### [What to do]
From the listing below, pull out every line where the string "matplotlib" appears.

### [Provided data]
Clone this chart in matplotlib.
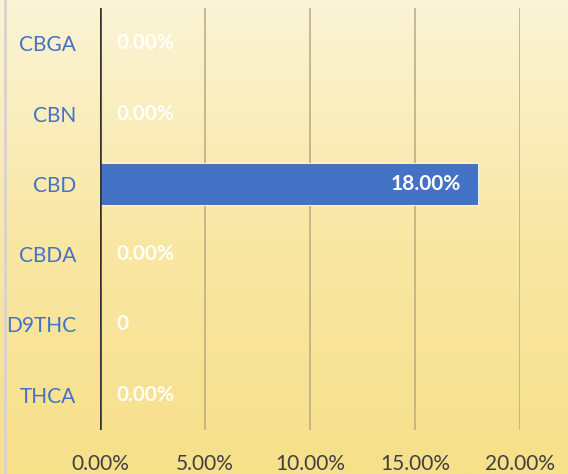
import matplotlib
matplotlib.use("Agg")
import matplotlib.pyplot as plt
import numpy as np
from matplotlib.colors import LinearSegmentedColormap

categories = ["CBGA", "CBN", "CBD", "CBDA", "D9THC", "THCA"]
values = [0.0, 0.0, 18.0, 0.0, 0.0, 0.0]
value_labels = ["0.00%", "0.00%", "18.00%", "0.00%", "0", "0.00%"]
xticks = [0, 5, 10, 15, 20]
xtick_labels = ["0.00%", "5.00%", "10.00%", "15.00%", "20.00%"]

plt.rcParams['font.family'] = ['Lato', 'DejaVu Sans']

fig = plt.figure(figsize=(5.68, 4.74), dpi=100)

# gradient background
bg = fig.add_axes([0, 0, 1, 1], zorder=0)
cmap = LinearSegmentedColormap.from_list("bg", ["#FBF4D6", "#F9E7A4", "#F7E08A"])
grad = np.linspace(0, 1, 256).reshape(-1, 1)
bg.imshow(grad, aspect="auto", cmap=cmap, extent=[0, 1, 0, 1], origin="upper")
bg.plot([0.009, 0.009], [0, 1], color="#D6D3CC", lw=2)
bg.set_xlim(0, 1); bg.set_ylim(0, 1)
bg.axis("off")

ax = fig.add_axes([0.176, 0.093, 0.739, 0.890], zorder=1)
ax.set_facecolor("none")
y = np.arange(len(categories))
ax.barh(y, values, height=0.6, color="#4472C4", edgecolor="#FFFFFF", linewidth=0.6, zorder=3)
ax.set_xlim(0, 20)
ax.set_ylim(len(categories) - 0.5, -0.5)
ax.set_xticks(xticks)
ax.set_xticklabels(xtick_labels, fontsize=15, color="#404040")
ax.set_yticks(y)
ax.set_yticklabels(categories, fontsize=15, color="#4472C4")
ax.tick_params(axis="x", length=0, pad=17)
ax.tick_params(axis="y", length=0, pad=17)
for s in ax.spines.values():
    s.set_visible(False)
for xv in xticks[1:]:
    ax.axvline(xv, color="#BDAE84", lw=1.2, zorder=1)
ax.axvline(0, color="#333333", lw=2.6, zorder=4)

for yi, v, lab in zip(y, values, value_labels):
    if v > 2:
        ax.text(v - 0.8, yi, lab, ha="right", va="center", color="white",
                fontsize=15, fontweight="bold", zorder=5)
    else:
        ax.text(v + 0.8, yi, lab, ha="left", va="center", color="white",
                fontsize=15, fontweight="bold", zorder=5)

fig.savefig("out.png", dpi=100)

### [Solution for this exercise]
Clone this chart in matplotlib.
import matplotlib
matplotlib.use("Agg")
import matplotlib.pyplot as plt
from matplotlib.colors import LinearSegmentedColormap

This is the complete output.